To understand this question and how to solve it, you have to ask yourself what it means for the measure of the set where $f(x) \neq g(x)$ to be small (i.e. $< \epsilon$).

The smallest possible set is the empty set; to say that the set where $f(x) \neq g(x)$ is empty is to say that $f$ and $g$ are equal.

Now we can't necessarily take $f$ and $g$ to be equal, because $f$ may not be bounded, but we want $g$ to be bounded.

So instead, we are going to allow $g$ to differ from $f$, but only on a small set (one of measure $< \epsilon$).

Intuitively speaking, the "closer" $g$ is to the original function $f$, the smaller the set on which they differ will be.

So we want to find a way to change $f$ as little as possible while making it bounded. How can we do this?

Well, just choose a threshhold $n$, and define $f(x) = g(x)$ if $f(x) \leq n$, and $g(x) = 0$ otherwise. (The particular choice of $0$ here is not important, any number of absolute value $\leq n$ would do.)

Now $g(x)$ and $f(x)$ coincide unless $|f(x)|$ is too big.

So the problem is reduced to showing that the set of points where $|f(x)|$ is too big (i.e. where |f(x)| > n), which is the set of points where $f$ and $g$ differ, is small.

Now you have to use something: after all, if instead of a function on $[0,1]$, we had $f(x) = x$ on the whole real line $\mathbb R$, then the set of points where $|f(x)| > n$ (which is now just the set $(-\infty,-n) \cup (n,\infty)$) has infinite measure, and so is not small at all.

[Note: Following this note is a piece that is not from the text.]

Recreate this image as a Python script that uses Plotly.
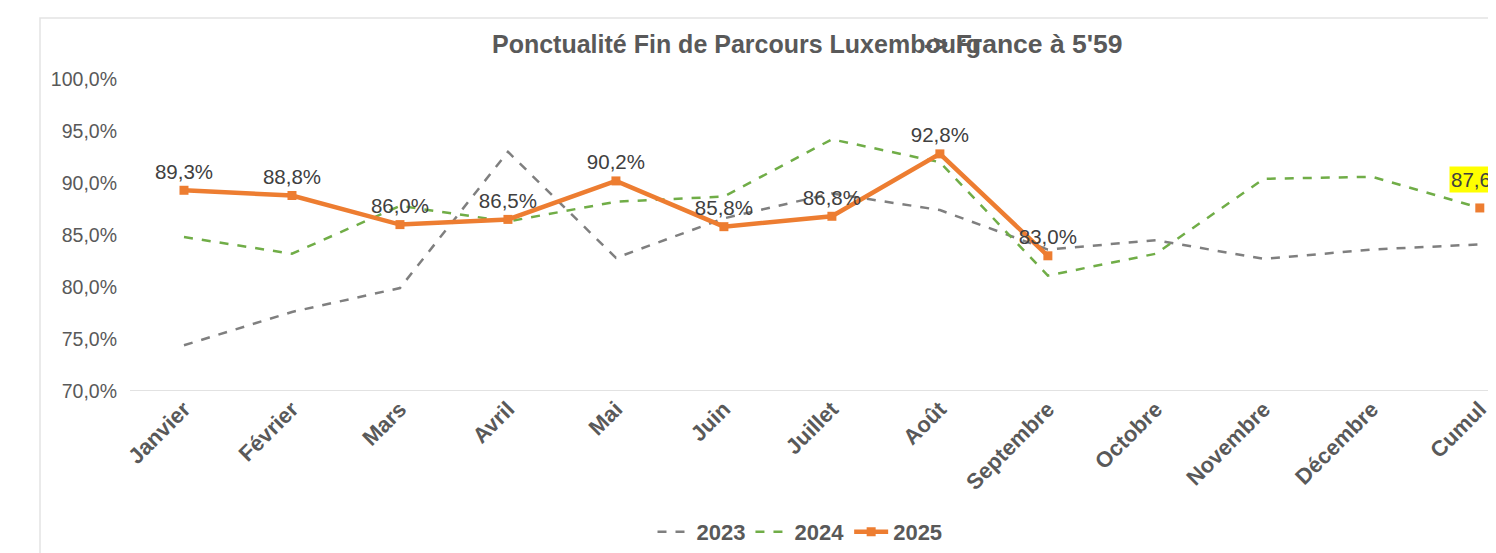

This is what David Mitra shows in his answer: because the total measure of $[0,1]$ is finite, and because $f(x)$ takes finite values almost everywhere, the set of points whre $|f(x)|> n$ has arbitrarily small measure, if we take $n$ large enough. QED

Some final remarks: from your comments on David Mitra's answer, I get the impression that you are thinking about this question in a very formal way. I would recommend that you practice translating formulaic expressions into more intuitive terms, i.e. try to read $\{x \, | \, f(x) \neq g(x)\}$ as "the set where $f$ and $g$ differ", and try to read $\mu(X) < \epsilon$ as "the set $X$ is small". Then you will have more chance of understanding what is really involved in a question, and hence have a better chance of answering it.